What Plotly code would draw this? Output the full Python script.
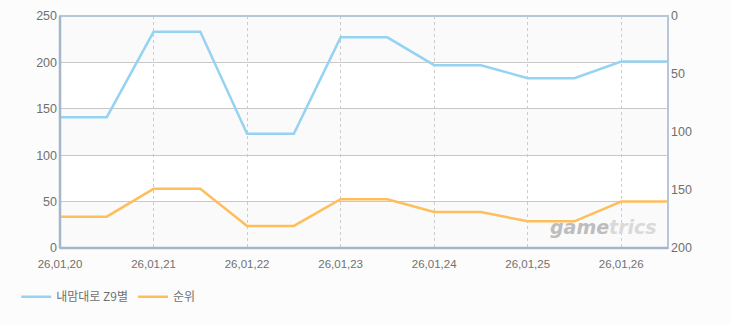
import plotly.graph_objects as go

dates = ["2026-01-20 00:00", "2026-01-20 12:00", "2026-01-21 00:00", "2026-01-21 12:00",
         "2026-01-22 00:00", "2026-01-22 12:00", "2026-01-23 00:00", "2026-01-23 12:00",
         "2026-01-24 00:00", "2026-01-24 12:00", "2026-01-25 00:00", "2026-01-25 12:00",
         "2026-01-26 00:00", "2026-01-26 12:00"]
score = [141, 141, 233, 233, 123, 123, 227, 227, 197, 197, 183, 183, 201, 201]
rank = [173, 173, 149, 149, 181, 181, 158, 158, 169, 169, 177, 177, 160, 160]
series_names = ["내맘대로 Z9별", "순위"]
left_ticks = [0, 50, 100, 150, 200, 250]
right_ticks = [0, 50, 100, 150, 200]

blue = "#96d3f2"
orange = "#ffbe5c"
font_family = "Noto Sans CJK KR, DejaVu Sans, sans-serif"
tick_family = "Liberation Sans, Arial, sans-serif"
tick_color = "#707070"

fig = go.Figure()
fig.add_trace(go.Scatter(x=dates, y=score, name=series_names[0], mode="lines",
                         line=dict(color=blue, width=2.5), yaxis="y"))
fig.add_trace(go.Scatter(x=dates, y=rank, name=series_names[1], mode="lines",
                         line=dict(color=orange, width=2.5), yaxis="y2"))

# subtle alternating bands
for lo in (0, 100, 200):
    fig.add_shape(type="rect", xref="paper", yref="y", x0=0, x1=1, y0=lo, y1=lo + 50,
                  fillcolor="#fafafa", line=dict(width=0), layer="below")

# frame
fig.add_shape(type="rect", xref="paper", yref="paper", x0=0, x1=1, y0=0, y1=1,
              line=dict(color="#b6c7d9", width=2), layer="above")
fig.add_shape(type="line", xref="paper", yref="paper", x0=0, x1=0, y0=0, y1=1,
              line=dict(color="#a4b6ca", width=2.5), layer="above")
fig.add_shape(type="line", xref="paper", yref="paper", x0=0, x1=1, y0=0, y1=0,
              line=dict(color="#a4b6ca", width=2.5), layer="above")

fig.add_annotation(xref="paper", yref="paper", x=0.985, y=0.035, xanchor="right", yanchor="bottom",
                   text="<i><b><span style='color:#bdbdbd'>game</span><span style='color:#d9d9d9'>trics</span></b></i>",
                   showarrow=False, font=dict(size=19, family="DejaVu Sans, sans-serif"))

fig.update_layout(
    width=730, height=325,
    margin=dict(l=60, r=62, t=16, b=77, autoexpand=False),
    paper_bgcolor="#fcfcfc", plot_bgcolor="#ffffff",
    font=dict(family=font_family, color=tick_color, size=11),
    showlegend=True,
    legend=dict(orientation="h", x=-0.072, y=-0.21, xanchor="left", yanchor="middle",
                font=dict(size=12, color="#707070"), bgcolor="rgba(0,0,0,0)",
                itemwidth=30, tracegroupgap=0),
    xaxis=dict(type="date", range=["2026-01-20 00:00", "2026-01-26 12:00"],
               tickformat="%y,%m,%d", dtick=86400000, tick0="2026-01-20",
               showgrid=True, gridcolor="#cccccc", griddash="3px,3px", gridwidth=1,
               showline=False, zeroline=False, ticks="", automargin=False,
               ticklabelstandoff=7, tickfont=dict(size=11.5, color=tick_color, family=tick_family)),
    yaxis=dict(range=[0, 250], tickvals=left_ticks, showgrid=True, gridcolor="#c8c8c8",
               gridwidth=1, zeroline=False, showline=False, ticks="", automargin=False,
               ticklabelstandoff=2, tickfont=dict(size=12.5, color=tick_color, family=tick_family)),
    yaxis2=dict(range=[200, 0], tickvals=right_ticks, overlaying="y", side="right",
                showgrid=False, zeroline=False, showline=False, ticks="", automargin=False,
                ticklabelstandoff=2, tickfont=dict(size=12.5, color=tick_color, family=tick_family)),
)

fig.write_html("out.html")
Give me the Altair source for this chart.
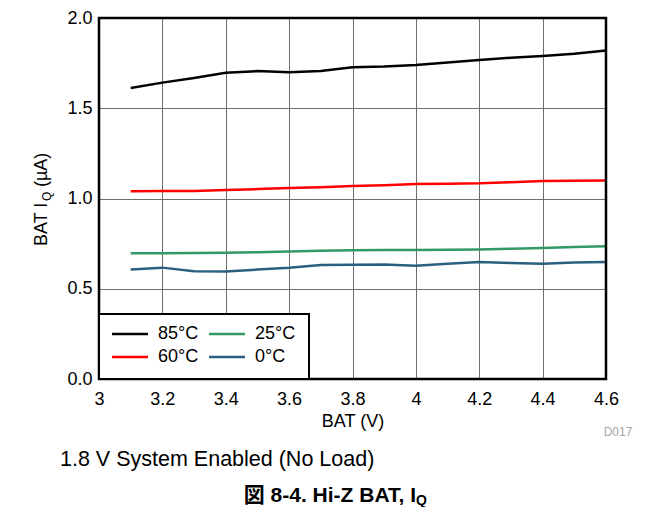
import altair as alt
import pandas as pd

# ---------------- data ----------------
bat_v = [3.1, 3.2, 3.3, 3.4, 3.5, 3.6, 3.7, 3.8, 3.9, 4.0, 4.1, 4.2, 4.3, 4.4, 4.5, 4.6]
iq_85 = [1.612, 1.642, 1.668, 1.697, 1.706, 1.700, 1.706, 1.727, 1.731, 1.740, 1.754, 1.767, 1.780, 1.790, 1.802, 1.820]
iq_60 = [1.040, 1.041, 1.042, 1.047, 1.052, 1.058, 1.063, 1.069, 1.073, 1.080, 1.082, 1.084, 1.090, 1.097, 1.098, 1.100]
iq_25 = [0.696, 0.697, 0.698, 0.700, 0.702, 0.707, 0.710, 0.713, 0.715, 0.715, 0.716, 0.718, 0.722, 0.726, 0.731, 0.735]
iq_0 = [0.606, 0.617, 0.597, 0.595, 0.606, 0.617, 0.632, 0.633, 0.635, 0.628, 0.639, 0.648, 0.643, 0.639, 0.646, 0.648]

temps = ["85°C", "25°C", "60°C", "0°C"]
colors = ["#000000", "#339966", "#ff0000", "#2b5f7f"]
x_ticks = [3, 3.2, 3.4, 3.6, 3.8, 4, 4.2, 4.4, 4.6]
y_ticks = [0, 0.5, 1.0, 1.5, 2.0]

series = {"85°C": iq_85, "60°C": iq_60, "25°C": iq_25, "0°C": iq_0}
rows = []
for name, vals in series.items():
    for v, i in zip(bat_v, vals):
        rows.append({"bat": v, "iq": i, "temp": name})
df = pd.DataFrame(rows)

FONT = "Liberation Sans, Arial, Helvetica, Noto Sans CJK JP, sans-serif"
W, H = 507, 361

# ---------------- main lines ----------------
lines = alt.Chart(df).mark_line(strokeWidth=2.5).encode(
    x=alt.X("bat:Q",
            scale=alt.Scale(domain=[x_ticks[0], x_ticks[-1]], nice=False, zero=False),
            axis=alt.Axis(values=x_ticks, format="~g", title="BAT (V)",
                          labelPadding=11, titlePadding=4, labelFlush=False)),
    y=alt.Y("iq:Q",
            scale=alt.Scale(domain=[y_ticks[0], y_ticks[-1]], nice=False),
            axis=alt.Axis(values=y_ticks, format=".1f", title=None, labelPadding=7)),
    color=alt.Color("temp:N", scale=alt.Scale(domain=temps, range=colors), legend=None),
)

anno = pd.DataFrame({"a": [0]})

frame = alt.Chart(anno).mark_rect(fill="transparent", stroke="black", strokeWidth=2.5).encode(
    x=alt.value(0), x2=alt.value(W), y=alt.value(0), y2=alt.value(H)
)

# ---------------- legend (manual box) ----------------
leg_box = alt.Chart(anno).mark_rect(fill="white", stroke="black", strokeWidth=2).encode(
    x=alt.value(0), x2=alt.value(210), y=alt.value(296), y2=alt.value(361)
)
leg_rows = []
for k, (t, c) in enumerate(zip(temps, colors)):
    col, row = k % 2, k // 2
    lx = 13 + 97 * col
    ly = 316 + 23 * row
    leg_rows.append({"temp": t, "color": c, "lx": lx, "lx2": lx + 36, "tx": lx + 46, "ly": ly})
leg_df = pd.DataFrame(leg_rows)
leg_sym = alt.Chart(leg_df).mark_rule(strokeWidth=2.5).encode(
    x=alt.X("lx:Q", scale=None), x2="lx2:Q", y=alt.Y("ly:Q", scale=None),
    color=alt.Color("color:N", scale=None),
)
leg_txt = alt.Chart(leg_df).mark_text(align="left", baseline="middle", fontSize=18, font=FONT, color="black").encode(
    x=alt.X("tx:Q", scale=None), y=alt.Y("ly:Q", scale=None), text="temp:N"
)


def label(text, x, y, size, weight="normal", align="left", angle=0, color="black"):
    return alt.Chart(anno).mark_text(
        fontSize=size, fontWeight=weight, align=align, baseline="middle",
        angle=angle, font=FONT, color=color
    ).encode(x=alt.value(x), y=alt.value(y), text=alt.value(text))


texts = [
    label("BAT I", -57, 228, 18, angle=270),
    label("Q", -52, 183, 12, angle=270),
    label("(µA)", -57, 169, 18, angle=270),
    label("D017", 519, 414, 12, align="center", color="#a6a6a6"),
    label("1.8 V System Enabled (No Load)", -39, 442, 21.5),
    label("図 8-4. Hi-Z BAT, I", 317, 478, 21, weight="bold", align="right"),
    label("Q", 317, 483, 14, weight="bold"),
]

chart = alt.layer(lines, frame, leg_box, leg_sym, leg_txt, *texts).properties(
    width=W, height=H,
    autosize=alt.AutoSizeParams(type="none"),
    padding={"left": 91, "top": 10, "right": 45, "bottom": 128},
).configure_view(stroke=None).configure_axis(
    labelFont=FONT, labelFontSize=18, labelColor="black",
    titleFont=FONT, titleFontSize=18, titleFontWeight="normal", titleColor="black",
    gridColor="#6e6e6e", gridWidth=1, domain=False, ticks=False,
)

chart.save("out.html", embed_options={"renderer": "svg", "actions": False})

*-*-*

Problem to solve> For the material above, give again only the lines starting at the line that contains "Give me the Altair source for this chart." and ending at the line that contains "import pandas as pd". Pictures do not belong in the copy.

The reply>
Give me the Altair source for this chart.
import altair as alt
import pandas as pd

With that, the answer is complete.